Now that the Jonathan administration wants to fully transform and diversify
our country’s economy from its present oil-base to a vibrant industrial
economy, it’s obvious that we now need to overhaul it so that henceforth it
promotes and protects the interests of our small businesses. That’s the
only way as an all-powerful agency it can help our risk-takers and
innovators make the sky as their limits.

Certainly, where best to start its redemption than the name itself? Rather
than retaining it as Small and Medium Enterprise Development Agency of
Nigeria, it’s better to rename it a Small Business Administration of
Nigeria (SBAN). This has become inevitable if we want to make it the best
to become a razor-focused agency with clear-cut mandates than its present
broad-based mandates that include medium enterprise.

Including medium has since led it to dissipate its scarce resources and
focus. This is more so given the usual confusion in truly determining the
boundary of medium size enterprises. That’s why rather than SMEDAN
babysitting our medium sized businesses, the best we can do for them as
youngster businesses is give them full protection against foreign adult and
mature counterparts, most of whom are out there pursuing product dumping
Jihads in Nigeria.

But besides being renamed SBAN, becoming world-class will also require it
to be populated by some professionally competent venture managers and
administrators as well as venture-biased broad-based multitasked
professional goal-getters. It also requires this government to ensure a
seasoned enterprise developer and administrator is made its chief
executive.

To be tasked with the responsibility to fully mobilize and put our army of
entrepreneurs to work, SBAN should also have what it takes to aggressively
bring them together with venture financiers, including capitalists, angle
investors, institutional investors, as well as corporate mentors.

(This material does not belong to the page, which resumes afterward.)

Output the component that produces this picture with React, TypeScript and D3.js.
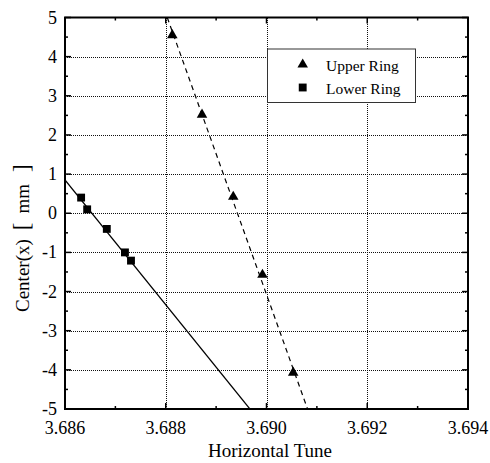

It’d also have what it takes in assisting them with the designing and
developing products and services, including product prototyping, product
reverse engineering and reengineering. It also means being ready to
partnering with respective governments in organizing local government-wide,
statewide, and federal entrepreneurial competition. It’s by training and
mentoring startup owners that makes SBAN truly lead promoter of creative
and innovative risk-taking. Above all, SBAN should partner with states
across the nation to develop enterprise-driven industrial parks as small
business sanctuaries.

Besides assisting them with the best business practices, business ethnics,
corporate social responsibility, financial prudence, product value
proposition advisement, and world-class operational and managerial
leaderships, SBAN should also be out there helping these small businesses
with the right talent hunts, intellectual property development and
protection, enterprise-software-application-integration, and above all,
with business financial accounting management.

To get the situation quickly remedied to the benefit of Nigeria’s budding
entrepreneurs and small business owners, SBAN should be relocated from the
present SMEDAN headquarters to a more spacious and more serene
headquarters; a place that enhances intense brainwork, as well as a place
that should celebrate the entrepreneurial achievements of our veteran
entrepreneurs.

With its architectural appeal, this suburban headquarters should be kept
away from uninvited general public, particularly foreigners who want to spy
SBAN. For this same reason, all vehicular and human traffics going in and
out of SBAN headquarters should be carefully screened and camera monitored.